U.S. stocks are falling at a record-setting pace—a blindingly quick drop that has several market strategists saying it is time to buy.
Thursday, all three of the main U.S. indexes were down at least 10% from their record highs on Feb. 19—six trading days ago. If the losses hold through the close, the S&P 500 and Nasdaq Composite will each have had their quickest decline into correction territory from a record close ever, according to Dow Jones Market Data.
The reason, obviously, is the coronavirus outbreak. It is anyone’s guess how far and wide the virus—referred to as Covid-19—spreads before authorities are able to control it. And beyond the human cost, it is undeniable that the epidemic is already having a negative economic impact. Closures of factories and public places such as shopping areas hit both supply and demand.
But for investors with a long time horizon, this too shall pass. Economist Ed Yardeni counts 65 previous market “panic attacks” this bull cycle, each of which was followed by a rebound to new highs. The current selloff could become the 66th, if the Covid-19 disruption is under control in a matter of months, he says.
Daily new cases in China have been steadily declining. Global health officials in other countries are taking it seriously, and the underlying economic conditions in the U.S. seem strong enough to withstand a short-term hit.
“U.S. economic fundamentals are on a solid footing,” wrote Mark Haefele, global chief investment officer of UBS Global Wealth Management, on Thursday. “Interest rates and inflation are low, labor markets are healthy, consumer balance sheets are solid, and banks continue to be willing to lend. In other words, we are not seeing the typical conditions that would spark a recession.”

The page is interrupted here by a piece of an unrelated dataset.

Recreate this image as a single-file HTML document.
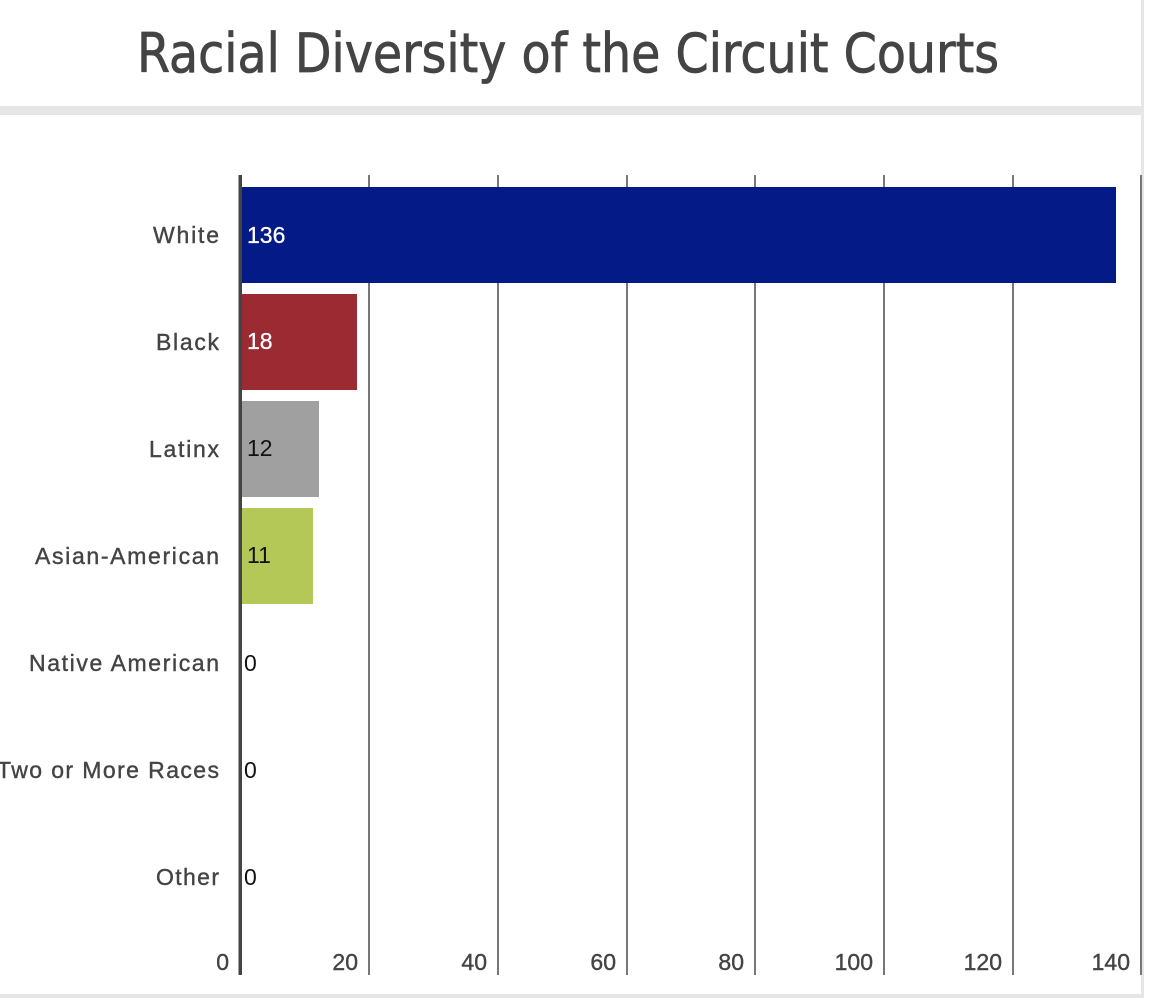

The pace of the decline has several technical and fundamental measures flashing “buy.” At the very least, the risks and potential rewards are more evenly balanced than a week ago—markets can’t keep falling forever.
“The market is now discounting some of the bad news, valuations have reset, and many technical indicators are stretched to the downside,” Keith Lerner, chief market strategist at SunTrust Advisory Services, wrote on Thursday.
As investors have fled equities, they have piled into haven assets like U.S. Treasuries. That has led to a plunge in yields, which fall when the price of a bond rises and help determine the cost of mortgages.
It has also helped make stocks appear more attractive.
“With the sharp decline in rates, 63% of stocks in the S&P 500 now have a dividend yield above that of the 10-year U.S. Treasury yield versus a 30-year average of 18%,” Lerner wrote. “This should help to provide a cushion for the market.”
And should the Covid-19 uncertainty compel makers of economic policy around the world to respond with stimulus such as government spending or interest-rate cuts, the net effect could end up positive for markets after the outbreak recedes.
“While it is easy to turn cautious on the market after a ~10% drop, we argue investors should not discount the benefit of announced and unannounced global policy responses that are likely to outlast the impact of Covid-19,” J.P. Morgan chief U.S. equity strategist Dubravko Lakos-Bujas wrote on Thursday.
“For instance, potential Fed insurance cuts at a time when the U.S. employment base is close to full and prime-age participation rate is on a rise could result in an even hotter economy once the Covid-19 impact rolls off and stimulus remains.”
Lakos-Bujas lowered his forecast for aggregate 2020 S&P 500 earnings per share by about $6, to $174.10. He sees coronavirus taking a $4 bite out of earnings. The possibility that the benefits from reduced tensions over trade between China and the U.S. might not emerge until the second half of the year accounts for the remaining $2.
The strategist sees that all as just a one-time hit to earnings. As a result, he is leaving his year-end price target for the S&P 500 unchanged at 3400. The index had topped 3386 on Feb. 19, before plummeting to about 3045 on Thursday afternoon.